Understanding Yield Maintenance is Key

In the intricate world of real estate financing, it is important to understand the concept of yield maintenance. It is a financial safeguard for lenders and a consideration for real estate investors. That is because it impacts the costs associated with early loan repayment and the profitability of an investment.

For investors, yield maintenance introduces both opportunities and challenges. It demands careful analysis of interest rate differentials, market conditions, and loan terms to make informed decisions regarding prepayment and loan management. It may seem like an added cost, but yield maintenance’s precision ensures fair compensation for lenders and flexibility for borrowers.

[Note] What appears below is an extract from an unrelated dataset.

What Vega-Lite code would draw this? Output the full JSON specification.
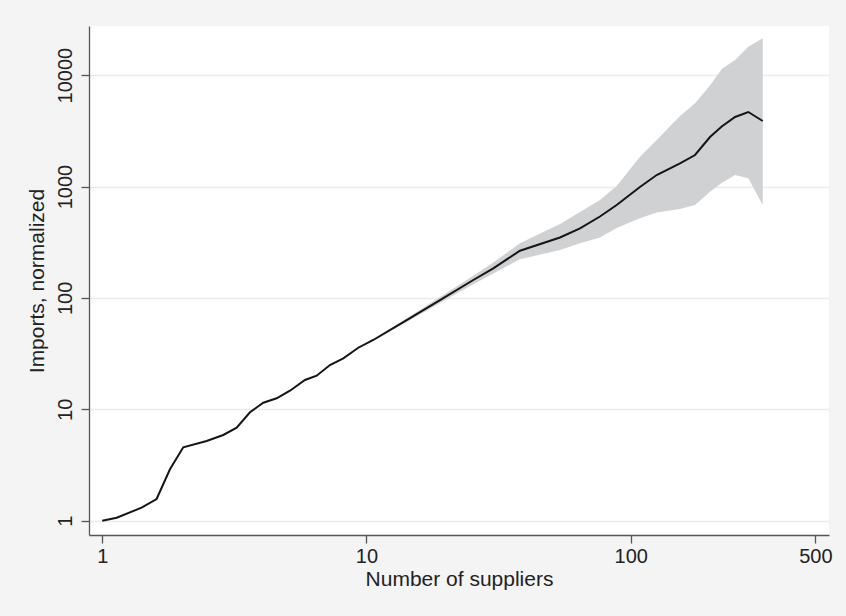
{
  "$schema": "https://vega.github.io/schema/vega-lite/v6.json",
  "width": 740,
  "height": 509,
  "autosize": {"type": "none"},
  "padding": {"left": 89, "top": 26, "right": 17, "bottom": 81},
  "background": "#f4f4f4",
  "config": {
    "view": {"fill": "#ffffff", "stroke": null},
    "font": "Liberation Sans, Arial, Helvetica, sans-serif"
  },
  "data": {
    "values": [
      {"suppliers": 1, "imports": 1, "upper": 1.005, "lower": 0.995},
      {"suppliers": 1.134, "imports": 1.064, "upper": 1.069, "lower": 1.059},
      {"suppliers": 1.409, "imports": 1.308, "upper": 1.315, "lower": 1.301},
      {"suppliers": 1.606, "imports": 1.566, "upper": 1.574, "lower": 1.558},
      {"suppliers": 1.804, "imports": 2.893, "upper": 2.907, "lower": 2.879},
      {"suppliers": 2.026, "imports": 4.559, "upper": 4.582, "lower": 4.536},
      {"suppliers": 2.484, "imports": 5.193, "upper": 5.219, "lower": 5.167},
      {"suppliers": 2.871, "imports": 5.879, "upper": 5.908, "lower": 5.85},
      {"suppliers": 3.227, "imports": 6.836, "upper": 6.87, "lower": 6.802},
      {"suppliers": 3.623, "imports": 9.4, "upper": 9.447, "lower": 9.353},
      {"suppliers": 4.069, "imports": 11.46, "upper": 11.57, "lower": 11.35},
      {"suppliers": 4.572, "imports": 12.55, "upper": 12.68, "lower": 12.43},
      {"suppliers": 5.134, "imports": 14.69, "upper": 14.84, "lower": 14.54},
      {"suppliers": 5.851, "imports": 18.33, "upper": 18.51, "lower": 18.15},
      {"suppliers": 6.479, "imports": 20.03, "upper": 20.23, "lower": 19.83},
      {"suppliers": 7.275, "imports": 24.99, "upper": 25.24, "lower": 24.74},
      {"suppliers": 8.173, "imports": 28.7, "upper": 28.99, "lower": 28.41},
      {"suppliers": 9.31, "imports": 35.7, "upper": 36.06, "lower": 35.34},
      {"suppliers": 10.61, "imports": 41.9, "upper": 42.7, "lower": 41.1},
      {"suppliers": 14.2, "imports": 63.3, "upper": 65.8, "lower": 60.9},
      {"suppliers": 18.98, "imports": 95.7, "upper": 101.9, "lower": 89.9},
      {"suppliers": 25.37, "imports": 144.8, "upper": 157.8, "lower": 132.8},
      {"suppliers": 30.2, "imports": 184.4, "upper": 208, "lower": 166},
      {"suppliers": 38.1, "imports": 265.3, "upper": 309, "lower": 222},
      {"suppliers": 54.0, "imports": 348.5, "upper": 460.7, "lower": 269},
      {"suppliers": 64.3, "imports": 421.5, "upper": 590, "lower": 309},
      {"suppliers": 76.5, "imports": 538, "upper": 756, "lower": 348.5},
      {"suppliers": 88.5, "imports": 682, "upper": 1010, "lower": 424},
      {"suppliers": 108.4, "imports": 990, "upper": 1852, "lower": 518},
      {"suppliers": 125.4, "imports": 1269, "upper": 2615, "lower": 584},
      {"suppliers": 153.7, "imports": 1616, "upper": 4295, "lower": 628},
      {"suppliers": 175.2, "imports": 1918, "upper": 5583, "lower": 682},
      {"suppliers": 199.6, "imports": 2782, "upper": 8066, "lower": 898},
      {"suppliers": 221.1, "imports": 3456, "upper": 11345, "lower": 1075},
      {"suppliers": 248.3, "imports": 4206, "upper": 13660, "lower": 1269},
      {"suppliers": 278.7, "imports": 4666, "upper": 17985, "lower": 1185},
      {"suppliers": 316, "imports": 3873, "upper": 21393, "lower": 682}
    ]
  },
  "encoding": {
    "x": {
      "field": "suppliers",
      "type": "quantitative",
      "scale": {"type": "log", "domain": [0.891, 563], "nice": false},
      "axis": {
        "title": "Number of suppliers",
        "values": [1, 10, 100, 500],
        "format": "d",
        "grid": false,
        "domainColor": "#555555",
        "domainWidth": 1.3,
        "tickColor": "#555555",
        "tickWidth": 1.3,
        "tickSize": 8,
        "labelFontSize": 20,
        "labelColor": "#222222",
        "labelPadding": 3,
        "titleFontSize": 21,
        "titleFontWeight": "normal",
        "titleColor": "#222222",
        "titlePadding": 2
      }
    }
  },
  "layer": [
    {
      "mark": {"type": "area", "color": "#d0d1d3", "opacity": 1},
      "encoding": {
        "y": {
          "field": "upper",
          "type": "quantitative",
          "scale": {"type": "log", "domain": [0.744, 27600], "nice": false},
          "axis": {
            "title": "Imports, normalized",
            "values": [1, 10, 100, 1000, 10000],
            "format": "d",
            "grid": true,
            "gridColor": "#ebebeb",
            "gridWidth": 1.5,
            "domainColor": "#555555",
            "domainWidth": 1.3,
            "tickColor": "#555555",
            "tickWidth": 1.3,
            "tickSize": 8,
            "labelAngle": -90,
            "labelAlign": "center",
            "labelBaseline": "alphabetic",
            "labelFontSize": 20,
            "labelColor": "#222222",
            "labelPadding": 10,
            "titleFontSize": 21,
            "titleFontWeight": "normal",
            "titleColor": "#222222",
            "titlePadding": 8
          }
        },
        "y2": {"field": "lower"}
      }
    },
    {
      "mark": {"type": "line", "color": "#151515", "strokeWidth": 2},
      "encoding": {
        "y": {
          "field": "imports",
          "type": "quantitative",
          "scale": {"type": "log", "domain": [0.744, 27600], "nice": false},
          "axis": {
            "title": "Imports, normalized",
            "values": [1, 10, 100, 1000, 10000],
            "format": "d",
            "grid": true,
            "gridColor": "#ebebeb",
            "gridWidth": 1.5,
            "domainColor": "#555555",
            "domainWidth": 1.3,
            "tickColor": "#555555",
            "tickWidth": 1.3,
            "tickSize": 8,
            "labelAngle": -90,
            "labelAlign": "center",
            "labelBaseline": "alphabetic",
            "labelFontSize": 20,
            "labelColor": "#222222",
            "labelPadding": 10,
            "titleFontSize": 21,
            "titleFontWeight": "normal",
            "titleColor": "#222222",
            "titlePadding": 8
          }
        }
      }
    }
  ]
}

In essence, yield maintenance underscores the need for a balanced approach in real estate investment. That is because this is where financial strategy, market conditions, and loan agreements converge. As such, real estate investors who grasp the intricacies of yield maintenance can make more informed financial decisions and navigate the ever-evolving landscape of property investments with greater confidence.

KEY TAKEAWAYS

  • Yield maintenance is commonly used in commercial and multifamily property transactions as a means to protect a lender’s expected yield or interest income.

  • Loss of interest income occurs when borrowers opt to prepay their loans before their scheduled maturity dates.

  • Nonetheless, yield maintenance allows borrowers to prepay their loans without being locked into fixed prepayment fees.